• [Instruction] Write out, word for word, every line from the first one through the line that holds "ax.axis('off')", and nothing else; skip the pictures.

####

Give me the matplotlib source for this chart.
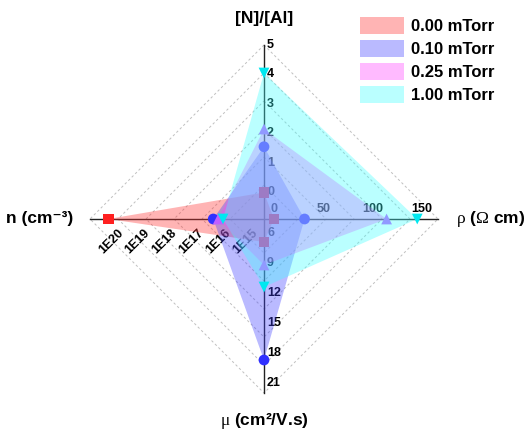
import matplotlib.pyplot as plt
import numpy as np

plt.rcParams['font.family'] = ['Liberation Sans', 'DejaVu Sans']
plt.rcParams['mathtext.fontset'] = 'custom'
plt.rcParams['mathtext.rm'] = 'Liberation Serif'
plt.rcParams['mathtext.it'] = 'Liberation Serif'

# ===== Daten =====
series = ['0.00 mTorr', '0.10 mTorr', '0.25 mTorr', '1.00 mTorr']
n_al = [0.0, 1.55, 2.15, 4.05]          # [N]/[Al]
rho = [0.0, 31.0, 114.0, 145.0]          # rho (Ohm cm)
mu = [6.9, 18.7, 9.2, 11.4]              # mu (cm2/V.s)
n_conc = [1.8e20, 2.3e16, 1.5e16, 1.0e16]  # n (cm-3)

fill_colors = ['#ff3030', '#4040ff', '#ff40ff', '#40ffff']
marker_colors = ['#ff2020', '#3030ff', '#c060ff', '#00e8f0']
markers = ['s', 'o', '^', 'v']

top_ticks = [0, 1, 2, 3, 4, 5]
right_ticks = [0, 50, 100, 150]
bottom_ticks = [6, 9, 12, 15, 18, 21]
left_ticks = [1e15, 1e16, 1e17, 1e18, 1e19, 1e20]
left_labels = ['1E15', '1E16', '1E17', '1E18', '1E19', '1E20']

# ===== Geometrie (Pixel) =====
cx, cy = 264, 219
R = 174


def r_top(v):
    return (v + 0.9) / 5.9 * R


def r_right(v):
    return (v + 10) / 176 * R


def r_bottom(v):
    return (v - 4.6) / 17.4 * R


def r_left(v):
    return (np.log10(v) - 14.48) / 6.45 * R


fig = plt.figure(figsize=(5.28, 4.38), dpi=100)
ax = fig.add_axes([0, 0, 1, 1])
ax.set_xlim(0, 528)
ax.set_ylim(438, 0)
ax.axis('off')

# ===== Gitter (gestrichelte Rauten) =====
for rr in [174, 146, 118, 90, 62, 34]:
    ax.plot([cx, cx + rr, cx, cx - rr, cx], [cy - rr, cy, cy + rr, cy, cy - rr],
            ls=(0, (2.5, 2.5)), color='#c0c0c0', lw=0.7, zorder=1)

# ===== Achsen =====
ax.plot([cx, cx], [cy - R, cy + R], color='#222222', lw=1.0, zorder=2)
ax.plot([cx - R, cx + R], [cy, cy], color='#222222', lw=1.0, zorder=2)

tfs = 9
for t in top_ticks:
    ax.text(cx + 3, cy - r_top(t), str(t), fontsize=tfs, fontweight='bold',
            ha='left', va='center', zorder=2)
for t in right_ticks:
    ax.text(cx + r_right(t), cy - 4, str(t), fontsize=tfs, fontweight='bold',
            ha='center', va='bottom', zorder=2)
for t in bottom_ticks:
    ax.text(cx + 3, cy + r_bottom(t), str(t), fontsize=tfs, fontweight='bold',
            ha='left', va='center', zorder=2)
for t, lab in zip(left_ticks, left_labels):
    ax.text(cx - r_left(t) + 2, cy + 8, lab, fontsize=tfs, fontweight='bold',
            ha='right', va='top', rotation=45, rotation_mode='anchor', zorder=2)

# ===== Achsentitel =====
ax.text(cx, 19, '[N]/[Al]', fontsize=12.5, fontweight='bold', ha='center', va='center')
ax.text(456, cy, r'$\rho$ ($\Omega$ cm)', fontsize=12.5, fontweight='bold',
        ha='left', va='center')
ax.text(40, cy, 'n (cm\u207b\u00b3)', fontsize=12.5, fontweight='bold',
        ha='center', va='center')
ax.text(cx, 421, r'$\mu$ (cm²/V.s)', fontsize=12.5, fontweight='bold',
        ha='center', va='center')

# ===== Polygone =====
z = 3
for i in range(len(series)):
    xs = [cx, cx + r_right(rho[i]), cx, cx - r_left(n_conc[i])]
    ys = [cy - r_top(n_al[i]), cy, cy + r_bottom(mu[i]), cy]
    ax.fill(xs, ys, color=fill_colors[i], alpha=0.36, lw=0, zorder=z,
            label=series[i])
    ax.scatter(xs, ys, marker=markers[i], s=60, color=marker_colors[i],
               edgecolors='none', zorder=z + 0.5)
    z += 1

leg = ax.legend(loc='upper right', bbox_to_anchor=(0.965, 0.995), frameon=False,
                prop={'weight': 'bold', 'size': 12}, handlelength=2.6,
                handleheight=1.2, labelspacing=0.35, handletextpad=0.45)

plt.savefig('out.png', dpi=100)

####

• [The response]
Give me the matplotlib source for this chart.
import matplotlib.pyplot as plt
import numpy as np

plt.rcParams['font.family'] = ['Liberation Sans', 'DejaVu Sans']
plt.rcParams['mathtext.fontset'] = 'custom'
plt.rcParams['mathtext.rm'] = 'Liberation Serif'
plt.rcParams['mathtext.it'] = 'Liberation Serif'

# ===== Daten =====
series = ['0.00 mTorr', '0.10 mTorr', '0.25 mTorr', '1.00 mTorr']
n_al = [0.0, 1.55, 2.15, 4.05]          # [N]/[Al]
rho = [0.0, 31.0, 114.0, 145.0]          # rho (Ohm cm)
mu = [6.9, 18.7, 9.2, 11.4]              # mu (cm2/V.s)
n_conc = [1.8e20, 2.3e16, 1.5e16, 1.0e16]  # n (cm-3)

fill_colors = ['#ff3030', '#4040ff', '#ff40ff', '#40ffff']
marker_colors = ['#ff2020', '#3030ff', '#c060ff', '#00e8f0']
markers = ['s', 'o', '^', 'v']

top_ticks = [0, 1, 2, 3, 4, 5]
right_ticks = [0, 50, 100, 150]
bottom_ticks = [6, 9, 12, 15, 18, 21]
left_ticks = [1e15, 1e16, 1e17, 1e18, 1e19, 1e20]
left_labels = ['1E15', '1E16', '1E17', '1E18', '1E19', '1E20']

# ===== Geometrie (Pixel) =====
cx, cy = 264, 219
R = 174


def r_top(v):
    return (v + 0.9) / 5.9 * R


def r_right(v):
    return (v + 10) / 176 * R


def r_bottom(v):
    return (v - 4.6) / 17.4 * R


def r_left(v):
    return (np.log10(v) - 14.48) / 6.45 * R


fig = plt.figure(figsize=(5.28, 4.38), dpi=100)
ax = fig.add_axes([0, 0, 1, 1])
ax.set_xlim(0, 528)
ax.set_ylim(438, 0)
ax.axis('off')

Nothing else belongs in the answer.